- AIM -
Reproduce the data below in full and exclude every picture.

══ MATERIAL ══

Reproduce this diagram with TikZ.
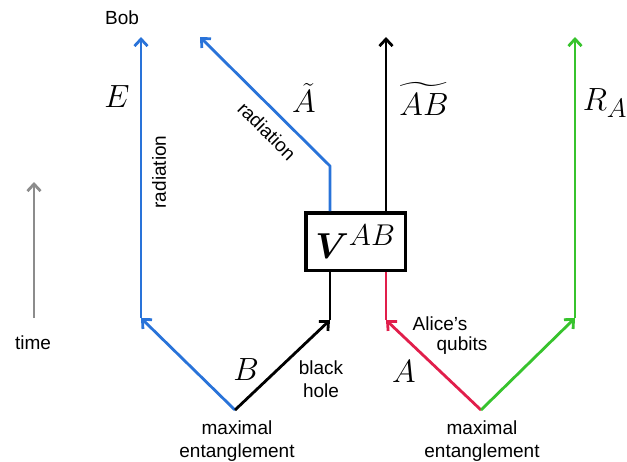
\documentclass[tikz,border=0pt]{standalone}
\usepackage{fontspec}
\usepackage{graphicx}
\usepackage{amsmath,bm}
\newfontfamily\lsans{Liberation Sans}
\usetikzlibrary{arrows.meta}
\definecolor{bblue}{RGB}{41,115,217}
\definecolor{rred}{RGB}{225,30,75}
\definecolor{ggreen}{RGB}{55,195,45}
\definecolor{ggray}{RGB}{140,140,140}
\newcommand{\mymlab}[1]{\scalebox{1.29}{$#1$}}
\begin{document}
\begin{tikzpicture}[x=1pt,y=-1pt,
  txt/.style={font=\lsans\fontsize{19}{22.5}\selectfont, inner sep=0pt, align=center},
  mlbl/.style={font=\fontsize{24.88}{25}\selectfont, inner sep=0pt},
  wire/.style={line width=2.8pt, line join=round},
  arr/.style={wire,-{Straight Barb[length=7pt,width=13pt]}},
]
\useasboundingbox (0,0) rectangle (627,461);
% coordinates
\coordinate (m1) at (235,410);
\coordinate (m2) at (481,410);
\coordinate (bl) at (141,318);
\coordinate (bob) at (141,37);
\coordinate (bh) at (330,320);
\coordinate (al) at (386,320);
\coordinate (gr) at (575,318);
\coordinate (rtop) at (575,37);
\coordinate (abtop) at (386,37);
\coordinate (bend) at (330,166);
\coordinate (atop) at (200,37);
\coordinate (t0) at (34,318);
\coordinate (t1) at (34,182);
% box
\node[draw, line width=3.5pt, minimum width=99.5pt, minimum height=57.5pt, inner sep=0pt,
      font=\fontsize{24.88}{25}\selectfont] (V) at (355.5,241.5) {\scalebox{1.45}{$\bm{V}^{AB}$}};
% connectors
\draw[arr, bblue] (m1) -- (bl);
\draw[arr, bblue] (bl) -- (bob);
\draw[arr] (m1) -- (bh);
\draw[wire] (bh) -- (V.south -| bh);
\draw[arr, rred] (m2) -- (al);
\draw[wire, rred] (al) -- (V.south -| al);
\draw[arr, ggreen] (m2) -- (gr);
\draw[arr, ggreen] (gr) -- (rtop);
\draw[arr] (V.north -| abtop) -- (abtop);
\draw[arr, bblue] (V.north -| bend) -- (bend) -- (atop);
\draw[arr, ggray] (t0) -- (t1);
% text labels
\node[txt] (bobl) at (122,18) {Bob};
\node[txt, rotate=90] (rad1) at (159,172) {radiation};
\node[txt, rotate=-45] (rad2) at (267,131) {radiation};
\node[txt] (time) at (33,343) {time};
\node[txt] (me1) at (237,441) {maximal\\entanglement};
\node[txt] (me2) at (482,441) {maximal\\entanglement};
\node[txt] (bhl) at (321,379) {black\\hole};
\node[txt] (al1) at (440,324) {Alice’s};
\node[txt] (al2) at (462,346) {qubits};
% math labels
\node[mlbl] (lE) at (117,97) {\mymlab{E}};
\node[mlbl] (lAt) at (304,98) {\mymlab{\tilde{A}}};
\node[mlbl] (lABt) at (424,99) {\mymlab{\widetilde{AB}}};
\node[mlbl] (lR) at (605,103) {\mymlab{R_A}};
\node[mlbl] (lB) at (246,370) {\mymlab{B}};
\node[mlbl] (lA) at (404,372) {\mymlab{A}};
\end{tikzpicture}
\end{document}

═══

- WRITTEN RESPONSE -
Reproduce this diagram with TikZ.
\documentclass[tikz,border=0pt]{standalone}
\usepackage{fontspec}
\usepackage{graphicx}
\usepackage{amsmath,bm}
\newfontfamily\lsans{Liberation Sans}
\usetikzlibrary{arrows.meta}
\definecolor{bblue}{RGB}{41,115,217}
\definecolor{rred}{RGB}{225,30,75}
\definecolor{ggreen}{RGB}{55,195,45}
\definecolor{ggray}{RGB}{140,140,140}
\newcommand{\mymlab}[1]{\scalebox{1.29}{$#1$}}
\begin{document}
\begin{tikzpicture}[x=1pt,y=-1pt,
  txt/.style={font=\lsans\fontsize{19}{22.5}\selectfont, inner sep=0pt, align=center},
  mlbl/.style={font=\fontsize{24.88}{25}\selectfont, inner sep=0pt},
  wire/.style={line width=2.8pt, line join=round},
  arr/.style={wire,-{Straight Barb[length=7pt,width=13pt]}},
]
\useasboundingbox (0,0) rectangle (627,461);
% coordinates
\coordinate (m1) at (235,410);
\coordinate (m2) at (481,410);
\coordinate (bl) at (141,318);
\coordinate (bob) at (141,37);
\coordinate (bh) at (330,320);
\coordinate (al) at (386,320);
\coordinate (gr) at (575,318);
\coordinate (rtop) at (575,37);
\coordinate (abtop) at (386,37);
\coordinate (bend) at (330,166);
\coordinate (atop) at (200,37);
\coordinate (t0) at (34,318);
\coordinate (t1) at (34,182);
% box
\node[draw, line width=3.5pt, minimum width=99.5pt, minimum height=57.5pt, inner sep=0pt,
      font=\fontsize{24.88}{25}\selectfont] (V) at (355.5,241.5) {\scalebox{1.45}{$\bm{V}^{AB}$}};
% connectors
\draw[arr, bblue] (m1) -- (bl);
\draw[arr, bblue] (bl) -- (bob);
\draw[arr] (m1) -- (bh);
\draw[wire] (bh) -- (V.south -| bh);
\draw[arr, rred] (m2) -- (al);
\draw[wire, rred] (al) -- (V.south -| al);
\draw[arr, ggreen] (m2) -- (gr);
\draw[arr, ggreen] (gr) -- (rtop);
\draw[arr] (V.north -| abtop) -- (abtop);
\draw[arr, bblue] (V.north -| bend) -- (bend) -- (atop);
\draw[arr, ggray] (t0) -- (t1);
% text labels
\node[txt] (bobl) at (122,18) {Bob};
\node[txt, rotate=90] (rad1) at (159,172) {radiation};
\node[txt, rotate=-45] (rad2) at (267,131) {radiation};
\node[txt] (time) at (33,343) {time};
\node[txt] (me1) at (237,441) {maximal\\entanglement};
\node[txt] (me2) at (482,441) {maximal\\entanglement};
\node[txt] (bhl) at (321,379) {black\\hole};
\node[txt] (al1) at (440,324) {Alice’s};
\node[txt] (al2) at (462,346) {qubits};
% math labels
\node[mlbl] (lE) at (117,97) {\mymlab{E}};
\node[mlbl] (lAt) at (304,98) {\mymlab{\tilde{A}}};
\node[mlbl] (lABt) at (424,99) {\mymlab{\widetilde{AB}}};
\node[mlbl] (lR) at (605,103) {\mymlab{R_A}};
\node[mlbl] (lB) at (246,370) {\mymlab{B}};
\node[mlbl] (lA) at (404,372) {\mymlab{A}};
\end{tikzpicture}
\end{document}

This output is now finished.